Sigmund Freud se pone el fez
La cineasta Manele Labidi estrena en España su ópera prima ‘Un diván en Túnez’, una comedia sobre psicoanálisis en el país magrebí
Manele Labidi (París, 38 años) es y no es Selma, la protagonista de Un diván en Túnez, el primer largometraje de la directora, que se proyecta estos días en las salas de cine de España. Ambas han pasado buena parte de sus vidas en Francia pero proceden de familias tunecinas y usan su profesión —Selma como psicoanalista, Labidi como cineasta— para entenderse a si mismas, sus raíces y su lugar en el mundo. “Selma es una ficción absoluta, de la A a la Z”, recalca enfáticamente Labidi en una videollamada pero admite que dentro del personaje “están muchos elementos que se pueden considerar autobiográficos”.
En la película, el personaje que interpreta Golshifteh Farahani regresa a una Túnez pujante pero todavía acostumbrándose a los cambios que ha traído la revolución de 2011. Su plan de abrir un consultorio, adornado con un retrato de Sigmund Freud portando un fez, encuentra todo tipo de reacciones. Los mayores no entienden que clase de médico no da recetas mientras que a su prima adolescente le parece absurdo que regrese a la tierra de sus padres si bien pudiera vivir en París o Londres.

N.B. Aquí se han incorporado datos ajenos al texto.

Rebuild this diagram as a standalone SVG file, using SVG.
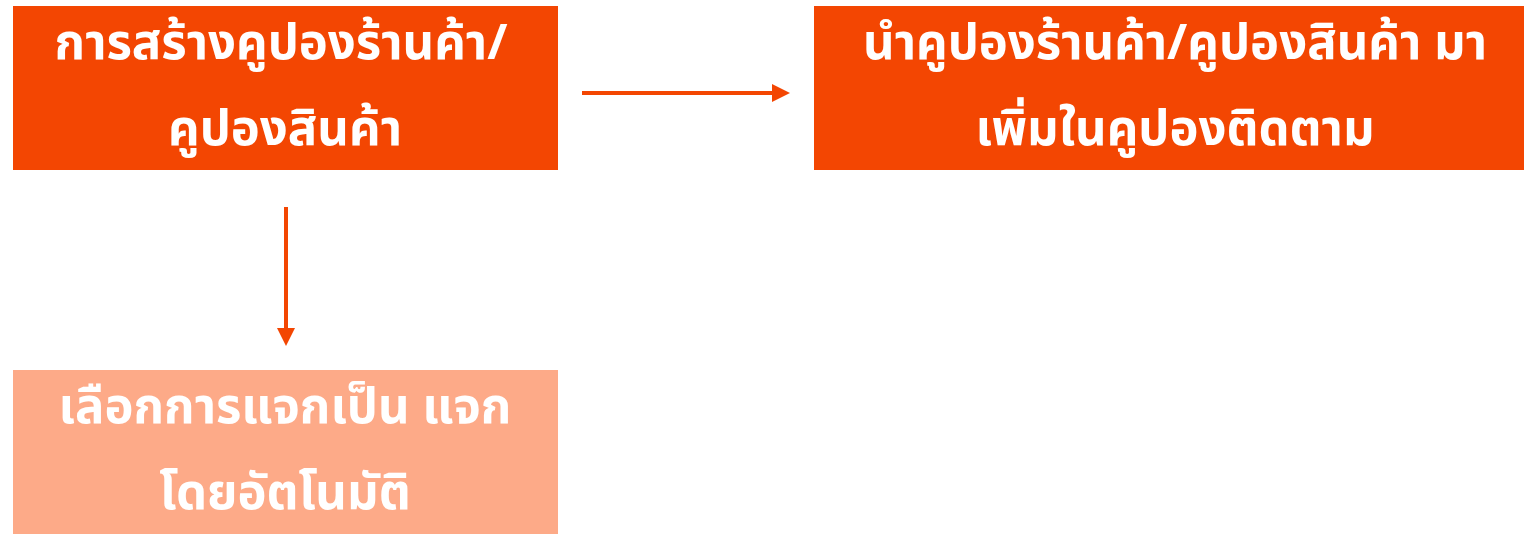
<svg xmlns="http://www.w3.org/2000/svg" width="1524" height="534" viewBox="0 0 1524 534">
<style>
.dark{fill:#F34602}
.light{fill:#FDAA88}
text{font-family:"Noto Sans Thai","Noto Sans","DejaVu Sans",sans-serif;font-weight:bold;font-size:49px;fill:#FFFFFF;text-anchor:middle}
.conn{stroke:#F34602;stroke-width:4;fill:none}
</style>
<defs>
<marker id="ah" markerWidth="18" markerHeight="18" viewBox="0 0 18 18" refX="0" refY="9" orient="auto" markerUnits="userSpaceOnUse">
<path d="M0,0 L18,9 L0,18 Z" fill="#F34602"/>
</marker>
</defs>
<rect width="1524" height="534" fill="#FFFFFF"/>
<g id="node1">
<rect class="dark" x="13" y="6" width="545" height="164"/>
<text x="281" y="59">การสร้างคูปองร้านค้า/</text>
<text x="285" y="145">คูปองสินค้า</text>
</g>
<g id="node2">
<rect class="dark" x="814" y="6" width="710" height="164"/>
<text x="1175" y="59">นำคูปองร้านค้า/คูปองสินค้า มา</text>
<text x="1175" y="145">เพิ่มในคูปองติดตาม</text>
</g>
<g id="node3">
<rect class="light" x="13" y="370" width="545" height="164"/>
<text x="285" y="423">เลือกการแจกเป็น แจก</text>
<text x="285" y="509">โดยอัตโนมัติ</text>
</g>
<g id="connectors">
<line class="conn" x1="582" y1="93" x2="772" y2="93" marker-end="url(#ah)"/>
<line class="conn" x1="286" y1="207" x2="286" y2="328" marker-end="url(#ah)"/>
</g>
</svg>
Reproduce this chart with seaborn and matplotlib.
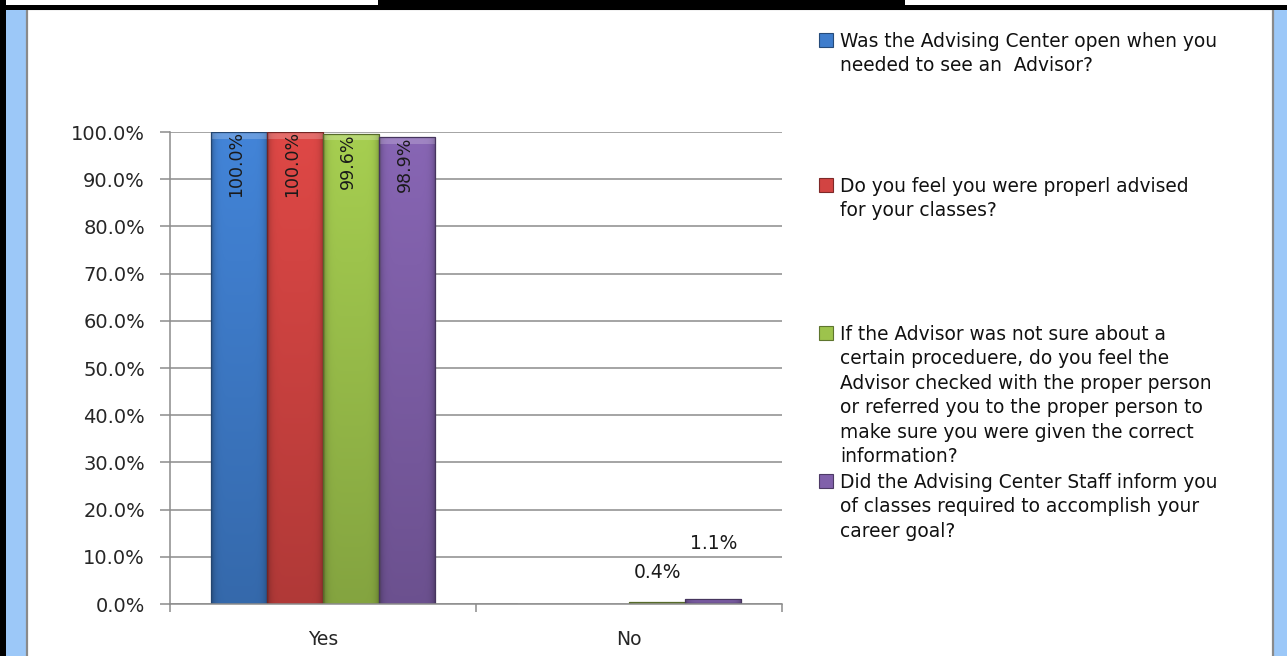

“Nací en una familia tunecina y el arte, como profesión, era impensable. No era de lo que podías vivir” explica la cineasta. Cursó Estudios Clásicos en la universidad y después buscó una profesión estable. “Una vez que tenía todo resuelto fue cuando me atreví a comenzar de cero”, recuerda Labidi. “Empecé a escribir más seriamente y me inscribí en la escuela de cine de La Femís en París y encontré a gente que me enfiló a mi carrera”. Sin embargo, señala que no todo lo que ha aprendido ha venido de estudiar: “Creo que la mayor escuela es la vida. Siento que he vivido varias vidas en una sola. Eso es lo que alimenta mis ideas, mis guiones”.
Desde pequeña disfrutaba de observar a sus familiares y vecinos, tanto en París como cuando visitaba Túnez en vacaciones. “Lo que siempre me impactó fue esa mezcla del absurdo del sistema social con la autenticidad de las personas y, por debajo de la alegría, casi imposible de palpar, una corriente de melancolía”, rememora la realizadora, quien considera que el largometraje es una especie de homenaje a su familia, sus vecinos, "a la clase media del sur de Túnez, a los que están entre tradición y modernidad”.
Labidi confiesa que lo que probablemente sea más autobiográfico de Un diván en Túnez es la relación de Selma con el país: “Es un te quiero pero no te quiero. Ella llega con un sentimiento de ingenuidad aunque también de superioridad, porque viene de Francia y tiene un diploma pero a la vez no conoce Túnez”.
Aunque muchos le aconsejaron acentuar las diferencias culturales —ya sea para aumentar el conflicto o crear más situaciones cómicas— la cineasta rehusó vehemente caer en esos antagonismos. “No me lo creo porque no es algo que he vivido, ni de un lado ni del otro”, argumenta Labidi e indica que el conflicto reside en la búsqueda de identidad de Selma, quien “no es de aquí ni de allá”. El filme mantiene cierta ambigüedad sobre si la protagonista logra encontrar un equilibro dentro de ella entre sus dos países pero en el trayecto aprende a ver de forma diferente a quienes le rodean y ellos, a su vez, aprenden de ella.
“La película habla de pequeños problemas cotidianos, que son universales”, señala Labidi. Admite que sí existe una lectura política de su obra pero que no es necesaria para disfrutarla. “La gente que no sabe nada de Túnez, ¿qué va a ver? Unos padres que intentan criar a su hija adolescente de la mejor forma posible, un padre que lucha contra el alcoholismo, un hombre que tiene problemas de identidad de género. Eso es algo que ocurre en cualquier sitio. Es, al final, una película sobre la vida”.